I tend to write about where I am not, so whenever I’ve lived in Australia, I’ve written about England and when I’m in England, I write about Australia. I think the feeling of homesickness is what drives a lot of my writing, and so far I haven’t quite worked out which country is home.
This story is part of your novel-in-progress, After a Fire a Still Small Voice. And yet ‘Something Close to Heaven’ seems to me to be perfectly self-contained. How did you come to write this story?
The story is based on something that happened when my Australian mother brought my English father to New South Wales to meet her parents. The two of them went on a trip up to Lake Nash in the Northern Territories, which was a pretty desolate bit of Australia then. They arrived at a barbecue where my dad was taken off to ‘get the meat’. My dad wanted to stay with the women, but was told he couldn’t, he had to go with the men, and then they shot this poor cow with her calf looking on. They took a steak each and off they went. My poor dad who was (and still is) a man of gentle tastes, had to act as though this was all perfectly reasonable. I suppose it made me think about the kind of person you’d have to be to think that that sort of thing is all right.

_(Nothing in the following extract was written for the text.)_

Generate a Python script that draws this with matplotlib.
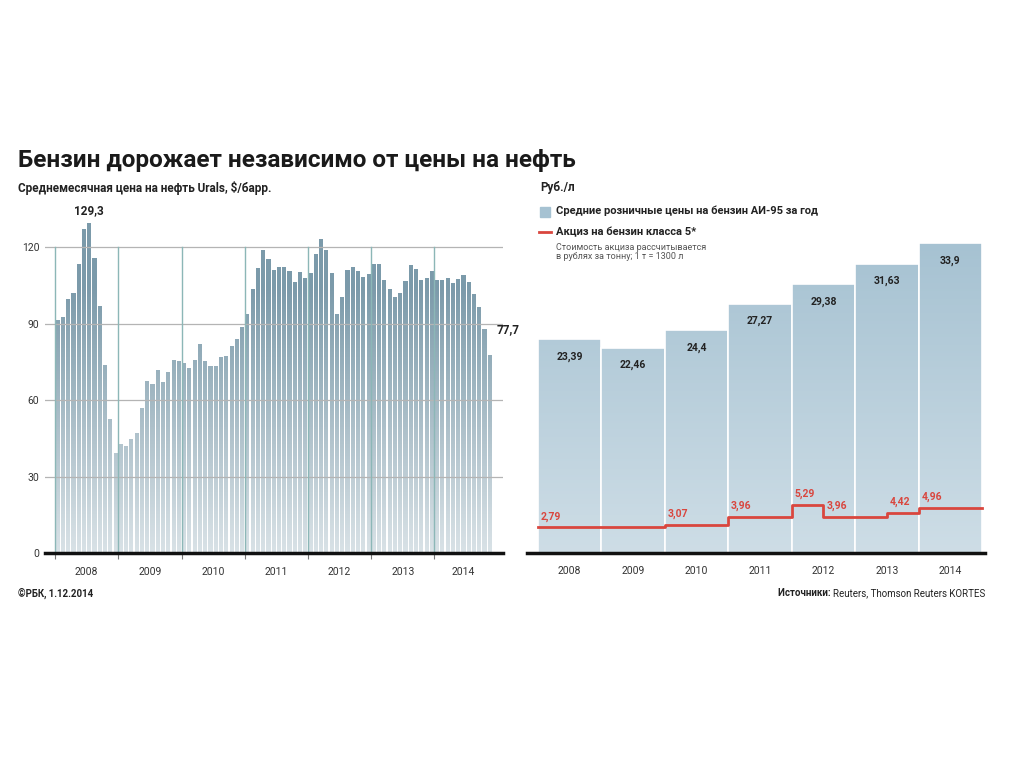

You write extraordinarily vividly about desolation and desperation, about hunger for all kinds of things. One of the things that impressed me about this story is its empathy. The men with whom Leon, your protagonist, finds himself have rejected wider society and have attempted to create a society of their own – one devoid of women and children. They see their ‘town’ as being idyllic, but of course this unnatural environment has perverted the way they think and feel. Your story never caricatures these men or judges them.
In After a Fire a Still Small Voice, Leon has returned from Vietnam and is trying to cope with the after-effects. When I was researching the novel, I talked to my Australian uncle who was conscripted and fought in Vietnam. He was nineteen and he had to kill people. When he returned he found that nobody wanted to hear about it. My grandparents picked him up from the airport, thrilled he was alive, and they all went to the nearest pub to celebrate and because he was in uniform, they were chucked out. I tried to think about the strange silence you might feel having fought in a war and then being expected to get on with things with no help, and no talking about it, thank you very much. My grandmother’s sister married a man who fought in the Second World War and was a big hero in public, but in secret he used to beat his wife. Everyone knew but no one would talk about it. You couldn’t talk about the bad things that had happened, only the heroic things. I’m interested in the idea that it’s not the person who is the brute but that the things that happen are brutish.
Is the community of men in ‘Something Close to Heaven’ in any way a comment on a certain kind of masculinity, one prone to aggression, violence and fear or mistrust of those different from themselves?
After a Fire a Still Small Voice is about men and the things they can’t talk about. I can see why someone would want to live out on a farm with no one they find threatening – in this case no women or children, nothing to lose face over. It’s like the impulse to stay in bed and live in your imagination for the rest of your life.